Data section

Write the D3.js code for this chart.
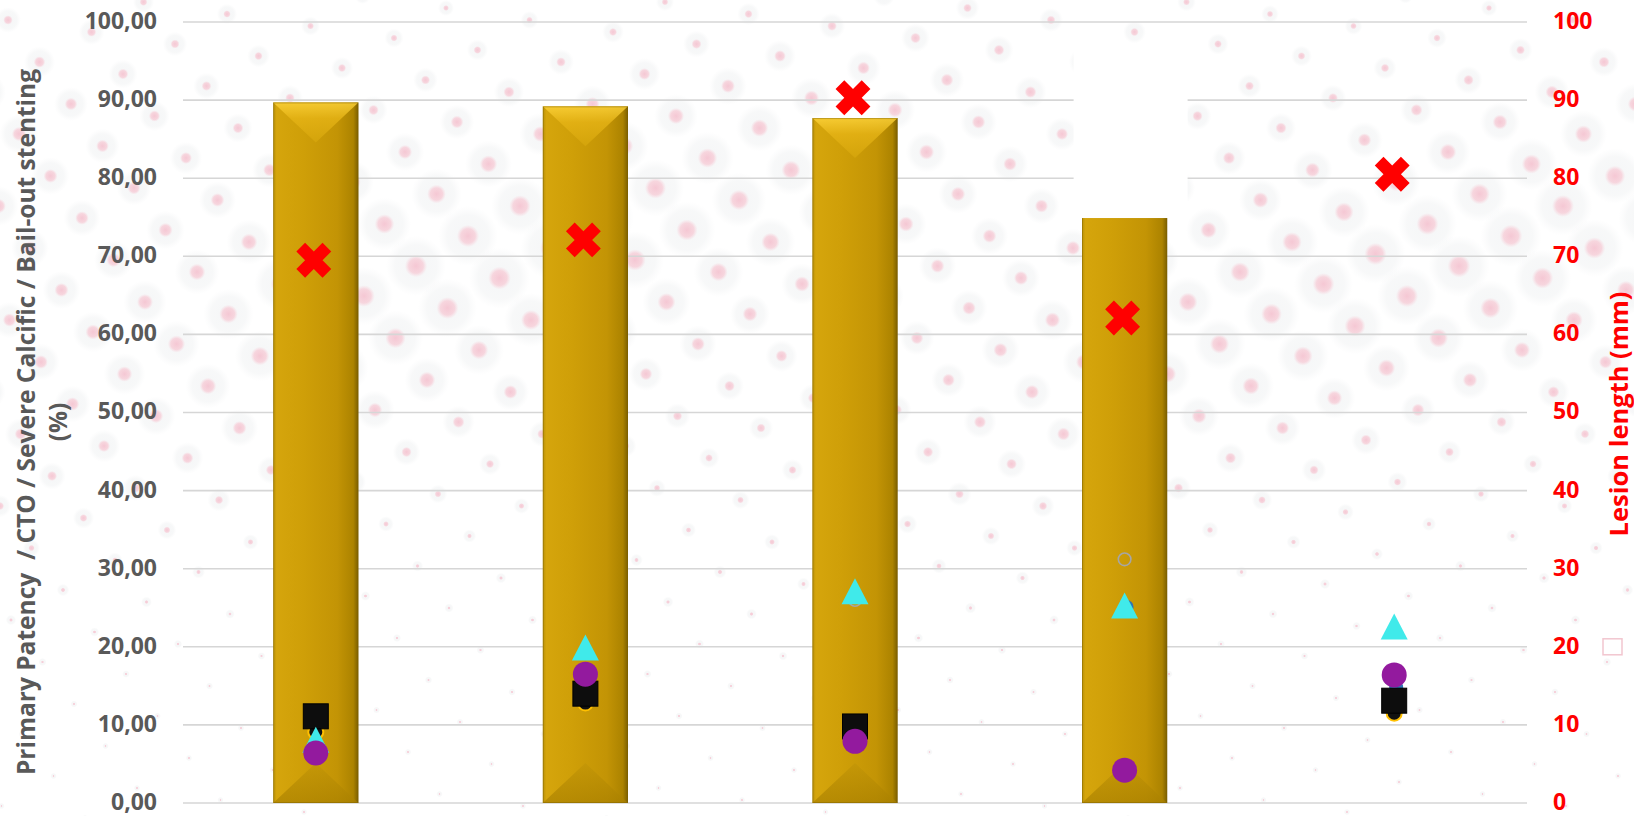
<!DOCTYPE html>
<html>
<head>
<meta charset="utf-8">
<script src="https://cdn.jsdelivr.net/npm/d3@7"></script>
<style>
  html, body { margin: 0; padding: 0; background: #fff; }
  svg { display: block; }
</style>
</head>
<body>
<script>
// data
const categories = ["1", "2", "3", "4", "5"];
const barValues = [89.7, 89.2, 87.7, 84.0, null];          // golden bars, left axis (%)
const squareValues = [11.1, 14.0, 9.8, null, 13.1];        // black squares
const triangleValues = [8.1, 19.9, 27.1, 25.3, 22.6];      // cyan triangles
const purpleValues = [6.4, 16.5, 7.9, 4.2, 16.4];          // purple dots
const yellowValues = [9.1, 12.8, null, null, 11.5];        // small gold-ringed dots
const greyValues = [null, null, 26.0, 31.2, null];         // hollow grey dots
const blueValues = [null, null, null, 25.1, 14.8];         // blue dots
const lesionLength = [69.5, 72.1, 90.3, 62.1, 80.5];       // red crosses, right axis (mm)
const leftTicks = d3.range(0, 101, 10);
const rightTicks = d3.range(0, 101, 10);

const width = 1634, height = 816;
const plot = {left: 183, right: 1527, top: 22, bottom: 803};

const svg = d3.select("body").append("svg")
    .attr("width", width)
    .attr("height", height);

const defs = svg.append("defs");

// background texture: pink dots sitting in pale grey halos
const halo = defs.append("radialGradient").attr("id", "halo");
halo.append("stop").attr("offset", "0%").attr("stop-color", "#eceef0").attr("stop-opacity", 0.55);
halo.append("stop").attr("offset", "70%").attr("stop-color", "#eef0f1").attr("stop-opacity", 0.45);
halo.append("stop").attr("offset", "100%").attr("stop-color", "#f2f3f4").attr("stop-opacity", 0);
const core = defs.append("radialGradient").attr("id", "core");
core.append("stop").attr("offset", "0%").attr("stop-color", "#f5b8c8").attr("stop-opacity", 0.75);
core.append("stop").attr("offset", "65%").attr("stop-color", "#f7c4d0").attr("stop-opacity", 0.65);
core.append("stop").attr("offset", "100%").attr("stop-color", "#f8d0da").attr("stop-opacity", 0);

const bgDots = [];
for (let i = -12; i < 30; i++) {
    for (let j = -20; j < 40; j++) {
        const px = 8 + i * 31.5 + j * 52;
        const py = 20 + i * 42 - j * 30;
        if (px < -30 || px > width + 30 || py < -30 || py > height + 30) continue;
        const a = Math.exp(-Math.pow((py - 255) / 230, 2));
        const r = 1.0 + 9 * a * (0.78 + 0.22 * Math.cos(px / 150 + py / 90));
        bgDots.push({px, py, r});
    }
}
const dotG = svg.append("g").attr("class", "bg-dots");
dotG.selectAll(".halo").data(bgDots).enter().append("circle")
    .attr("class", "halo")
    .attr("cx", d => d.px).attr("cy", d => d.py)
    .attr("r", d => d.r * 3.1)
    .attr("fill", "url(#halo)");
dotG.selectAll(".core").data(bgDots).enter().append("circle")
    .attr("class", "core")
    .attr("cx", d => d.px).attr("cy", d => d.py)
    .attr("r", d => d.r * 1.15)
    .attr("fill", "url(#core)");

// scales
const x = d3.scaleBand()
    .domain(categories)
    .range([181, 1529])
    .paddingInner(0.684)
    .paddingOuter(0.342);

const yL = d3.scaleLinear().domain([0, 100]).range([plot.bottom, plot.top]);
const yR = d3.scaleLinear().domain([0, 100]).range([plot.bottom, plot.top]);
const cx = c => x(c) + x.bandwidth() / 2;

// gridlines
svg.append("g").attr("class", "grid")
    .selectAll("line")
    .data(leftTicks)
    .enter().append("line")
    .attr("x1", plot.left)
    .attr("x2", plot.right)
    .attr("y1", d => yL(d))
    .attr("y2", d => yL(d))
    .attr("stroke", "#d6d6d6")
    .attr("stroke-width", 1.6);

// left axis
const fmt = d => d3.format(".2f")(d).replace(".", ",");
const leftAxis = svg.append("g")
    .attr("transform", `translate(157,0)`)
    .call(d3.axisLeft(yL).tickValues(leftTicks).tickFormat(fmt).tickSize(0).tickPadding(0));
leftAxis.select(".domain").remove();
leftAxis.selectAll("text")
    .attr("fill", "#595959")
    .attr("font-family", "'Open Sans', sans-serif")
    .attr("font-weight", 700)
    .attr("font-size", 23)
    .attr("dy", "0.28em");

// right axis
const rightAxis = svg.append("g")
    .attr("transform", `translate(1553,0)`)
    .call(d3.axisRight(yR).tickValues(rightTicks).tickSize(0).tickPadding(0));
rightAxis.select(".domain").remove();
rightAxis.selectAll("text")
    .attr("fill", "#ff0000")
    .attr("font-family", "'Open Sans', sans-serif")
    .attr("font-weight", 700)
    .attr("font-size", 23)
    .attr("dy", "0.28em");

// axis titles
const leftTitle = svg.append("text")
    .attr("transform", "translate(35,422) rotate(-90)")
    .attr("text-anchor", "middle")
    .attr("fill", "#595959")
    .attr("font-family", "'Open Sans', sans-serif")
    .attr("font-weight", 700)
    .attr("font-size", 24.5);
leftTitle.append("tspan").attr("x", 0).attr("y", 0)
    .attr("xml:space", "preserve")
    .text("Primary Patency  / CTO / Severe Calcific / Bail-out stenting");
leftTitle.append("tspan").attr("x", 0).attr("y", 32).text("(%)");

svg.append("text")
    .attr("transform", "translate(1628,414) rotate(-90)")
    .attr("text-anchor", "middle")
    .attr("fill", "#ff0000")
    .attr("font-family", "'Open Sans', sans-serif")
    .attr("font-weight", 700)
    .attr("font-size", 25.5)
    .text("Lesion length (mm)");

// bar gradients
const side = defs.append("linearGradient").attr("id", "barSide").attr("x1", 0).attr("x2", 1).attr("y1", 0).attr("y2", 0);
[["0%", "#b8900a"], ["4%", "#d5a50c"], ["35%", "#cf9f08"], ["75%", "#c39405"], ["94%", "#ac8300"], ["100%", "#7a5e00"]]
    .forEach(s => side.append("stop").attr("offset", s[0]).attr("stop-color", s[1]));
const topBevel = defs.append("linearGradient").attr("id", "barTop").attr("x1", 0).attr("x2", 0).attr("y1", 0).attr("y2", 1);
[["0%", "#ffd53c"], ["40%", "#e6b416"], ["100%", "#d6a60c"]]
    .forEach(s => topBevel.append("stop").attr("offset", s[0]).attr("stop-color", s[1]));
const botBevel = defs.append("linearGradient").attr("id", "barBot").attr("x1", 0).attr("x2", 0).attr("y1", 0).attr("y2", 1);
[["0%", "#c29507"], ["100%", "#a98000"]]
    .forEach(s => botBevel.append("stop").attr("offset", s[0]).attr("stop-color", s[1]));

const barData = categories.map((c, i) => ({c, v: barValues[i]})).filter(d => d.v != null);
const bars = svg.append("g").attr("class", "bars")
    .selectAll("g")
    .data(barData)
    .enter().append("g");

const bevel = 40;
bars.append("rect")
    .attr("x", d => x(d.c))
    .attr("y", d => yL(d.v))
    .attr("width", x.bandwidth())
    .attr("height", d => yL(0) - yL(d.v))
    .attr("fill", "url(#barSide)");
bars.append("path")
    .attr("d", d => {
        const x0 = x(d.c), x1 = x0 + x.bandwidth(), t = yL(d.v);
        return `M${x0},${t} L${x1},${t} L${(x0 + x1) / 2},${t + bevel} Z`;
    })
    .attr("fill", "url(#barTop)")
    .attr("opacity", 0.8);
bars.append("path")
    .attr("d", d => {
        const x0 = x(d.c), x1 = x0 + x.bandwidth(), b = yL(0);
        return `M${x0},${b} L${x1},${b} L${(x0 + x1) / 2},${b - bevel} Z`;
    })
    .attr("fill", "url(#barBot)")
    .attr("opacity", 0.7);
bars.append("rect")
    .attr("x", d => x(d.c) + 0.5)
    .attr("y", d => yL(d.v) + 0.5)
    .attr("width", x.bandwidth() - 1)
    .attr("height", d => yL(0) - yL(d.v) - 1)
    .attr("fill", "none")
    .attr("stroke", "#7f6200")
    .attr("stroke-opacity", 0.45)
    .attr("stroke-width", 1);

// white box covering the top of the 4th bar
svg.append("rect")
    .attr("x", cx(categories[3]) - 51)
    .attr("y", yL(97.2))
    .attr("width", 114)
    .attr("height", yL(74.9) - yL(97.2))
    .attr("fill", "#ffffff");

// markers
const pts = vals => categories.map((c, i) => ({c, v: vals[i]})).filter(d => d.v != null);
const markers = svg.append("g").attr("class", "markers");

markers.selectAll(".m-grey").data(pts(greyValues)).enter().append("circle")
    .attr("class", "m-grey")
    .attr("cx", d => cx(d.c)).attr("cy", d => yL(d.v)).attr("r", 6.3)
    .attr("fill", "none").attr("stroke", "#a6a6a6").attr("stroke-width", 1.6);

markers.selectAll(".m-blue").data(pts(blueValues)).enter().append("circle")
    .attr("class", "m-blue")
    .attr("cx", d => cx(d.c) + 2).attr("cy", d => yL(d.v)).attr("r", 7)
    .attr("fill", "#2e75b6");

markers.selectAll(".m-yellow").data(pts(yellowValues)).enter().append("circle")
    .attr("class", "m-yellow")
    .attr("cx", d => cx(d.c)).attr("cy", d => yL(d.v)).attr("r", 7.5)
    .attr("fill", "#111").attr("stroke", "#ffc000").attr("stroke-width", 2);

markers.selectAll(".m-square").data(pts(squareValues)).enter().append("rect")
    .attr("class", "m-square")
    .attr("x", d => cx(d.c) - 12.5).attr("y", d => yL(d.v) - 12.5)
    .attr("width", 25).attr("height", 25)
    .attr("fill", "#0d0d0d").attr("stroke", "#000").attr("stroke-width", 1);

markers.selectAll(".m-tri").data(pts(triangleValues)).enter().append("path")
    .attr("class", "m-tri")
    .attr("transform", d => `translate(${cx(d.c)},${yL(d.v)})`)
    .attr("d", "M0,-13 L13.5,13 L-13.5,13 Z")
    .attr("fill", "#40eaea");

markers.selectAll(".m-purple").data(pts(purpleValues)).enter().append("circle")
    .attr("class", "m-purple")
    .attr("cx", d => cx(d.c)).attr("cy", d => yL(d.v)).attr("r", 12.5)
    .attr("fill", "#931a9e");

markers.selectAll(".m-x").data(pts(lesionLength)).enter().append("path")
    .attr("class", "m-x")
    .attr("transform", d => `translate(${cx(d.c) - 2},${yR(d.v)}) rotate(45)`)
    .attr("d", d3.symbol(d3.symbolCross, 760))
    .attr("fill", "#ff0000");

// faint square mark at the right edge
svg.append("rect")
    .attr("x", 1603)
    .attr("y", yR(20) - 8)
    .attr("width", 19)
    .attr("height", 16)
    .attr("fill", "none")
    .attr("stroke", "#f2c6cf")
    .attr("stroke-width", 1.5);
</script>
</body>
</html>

Task to complete
Give again, exactly, the lines from the start of the data through the one holding "const rightTicks = d3.range(0, 101, 10);"; omit the pictures.

Finished task
Write the D3.js code for this chart.
<!DOCTYPE html>
<html>
<head>
<meta charset="utf-8">
<script src="https://cdn.jsdelivr.net/npm/d3@7"></script>
<style>
  html, body { margin: 0; padding: 0; background: #fff; }
  svg { display: block; }
</style>
</head>
<body>
<script>
// data
const categories = ["1", "2", "3", "4", "5"];
const barValues = [89.7, 89.2, 87.7, 84.0, null];          // golden bars, left axis (%)
const squareValues = [11.1, 14.0, 9.8, null, 13.1];        // black squares
const triangleValues = [8.1, 19.9, 27.1, 25.3, 22.6];      // cyan triangles
const purpleValues = [6.4, 16.5, 7.9, 4.2, 16.4];          // purple dots
const yellowValues = [9.1, 12.8, null, null, 11.5];        // small gold-ringed dots
const greyValues = [null, null, 26.0, 31.2, null];         // hollow grey dots
const blueValues = [null, null, null, 25.1, 14.8];         // blue dots
const lesionLength = [69.5, 72.1, 90.3, 62.1, 80.5];       // red crosses, right axis (mm)
const leftTicks = d3.range(0, 101, 10);
const rightTicks = d3.range(0, 101, 10);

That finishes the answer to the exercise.